Bei der Prüfung der 110-Euro-Grenze dürfen die Kosten des äußeren Rahmens nicht außer Betracht bleiben. Erfasst werden also nicht nur die Kosten für den „Gaumen-, Augen- und Ohrenschmaus“, sondern beispielsweise auch die Raummiete sowie die Kosten für einen Eventmanager, eine Musikkapelle, die Busfahrt oder Eintrittskarten.
Die Gesamtkosten der Feier werden zur Prüfung der 110-Euro-Grenze durch die Zahl der teilnehmenden Personen geteilt. Das heißt, sie sind zu gleichen Teilen auf die bei der Betriebsveranstaltung anwesenden Teilnehmer und nicht auf die angemeldeten Teilnehmer aufzuteilen. Bei Überschreiten der Freigrenze kommt ein Vorsteuerabzug daher auch nicht in Betracht, soweit ein Rechnungsbetrag fiktiv auf die nicht anwesenden Teilnehmer („No-Show-Kosten“) entfällt.

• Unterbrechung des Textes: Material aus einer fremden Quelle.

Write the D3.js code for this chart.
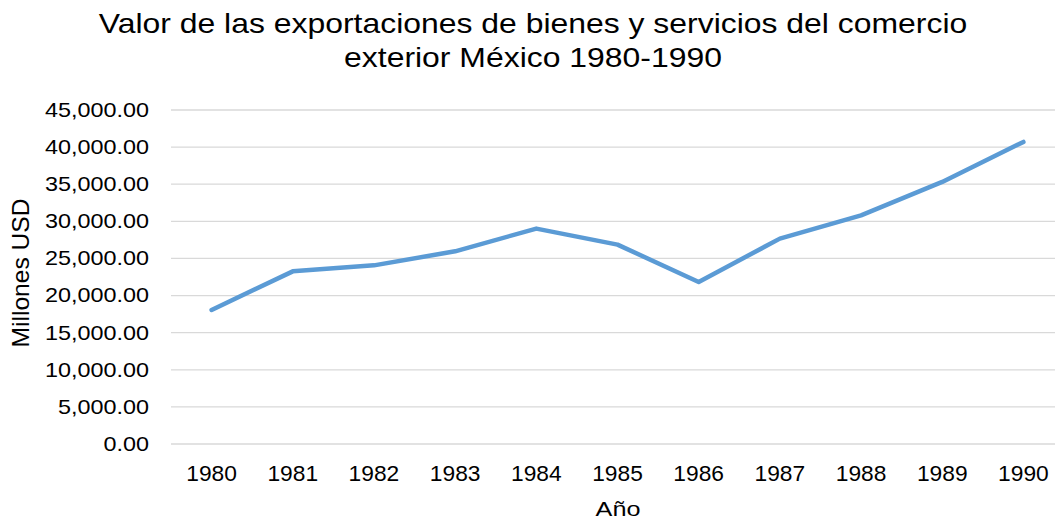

Blitzbooks: Ein Abzug der Vorsteuer für Betriebsveranstaltungen kommt – unabhängig von der 110-Euro-Grenze – dann in Betracht, wenn die Veranstaltung einem vorrangigen Unternehmensinteresse dient. Ein solches liegt aber nur dann vor, wenn das private Interesse des Arbeitnehmers deutlich im Hintergrund und das unternehmerische Motiv nach ungestörter Durchführung einer Sitzung ohne allzu große Zeitverluste im Vordergrund steht. Für das unternehmerische Interesse spricht im Übrigen, wenn die Veranstaltung während der Dienstzeit durchgeführt wird und die Qualität der Speisen und Getränke als nebensächlich erscheint. Dafür spricht auch, wenn der Arbeitnehmer – anders als bei einer Weihnachtfeier – an der Veranstaltung teilnehmen muss. Ab dem 1.1.2024 soll der Freibetrag (und damit auch die umsatzsteuerliche Freigrenze) für Betriebsveranstaltungen übrigens von 110 EUR auf 150 EUR angehoben werden. Dies sieht der Entwurf des so genannten Wachstumschancengesetzes vor.